Online dispute resolution features tools that help users navigate court processes, make decisions, and gather relevant information—even without the help of a lawyer. With such benefits, speakers said, ODR could reduce power imbalances between opposing parties in a civil case, in large part by making access to information more symmetrical.
“In addition to making court access easier through ODR, courts should consider whether procedural rules can be enhanced to ensure a level playing field,’’ said Hon. Carolyn Kuhl, a Los Angeles Superior Court judge and member of the governing council of the ABA’s Center for Innovation. “For example, in the early stages of an ODR process it is important to be sure that both parties have relevant core information about the dispute or claim.”
Online systems also could make it easier for those who have not participated in the past—because of physical barriers, distance, language issues, costs, or distrust of the system—to gain access to the courts.
Still, some speakers raised concerns about a potential downside to the increased focus on technology. If not implemented properly or evaluated regularly, ODR could replicate or exacerbate problems with existing court structures and processes, including:
- Power imbalances between opposing parties, particularly in cases that pit institutions against individuals, such as disputes over consumer debt.

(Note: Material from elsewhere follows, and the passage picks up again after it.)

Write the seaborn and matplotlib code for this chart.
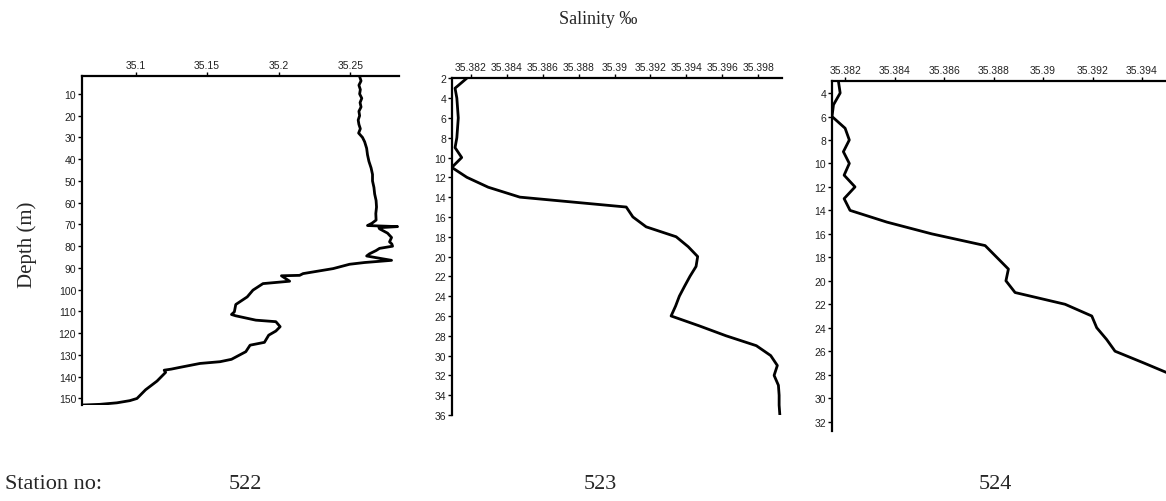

- Cases with criminal law implications, such as those involving traffic or child support in which unpaid fines or fees can result in incarceration.
- Continued difficulties for people who have limited access to legal help because of systemic disadvantages often linked to financial circumstances.
To allay these concerns, a national body could create standards for successful use of ODR in civil courts. Participants said state courts would benefit from principles for the fair and effective implementation of this technology; guidelines for developing ODR governance models; basic principles for piloting specific case types; and practical considerations for outreach, access, and ways to opt out of ODR. Other nations also can offer guidance. For example, the court system in Australia has established principles for access to justice that help guide ODR implementation. A similar model could be effective for its adoption here.
Although meeting participants were hopeful about the benefits of online dispute resolution, the work is just getting started to ensure that this technology is adopted in ways that reduce inefficiencies in the legal system and increase access to the courts. Pew plans to partner with stakeholder groups to evaluate the effects of ODR on court systems and the people who use them.
Erika Rickard is a senior officer and Amber Ivey is a manager with The Pew Charitable Trusts’ civil legal system modernization initiative.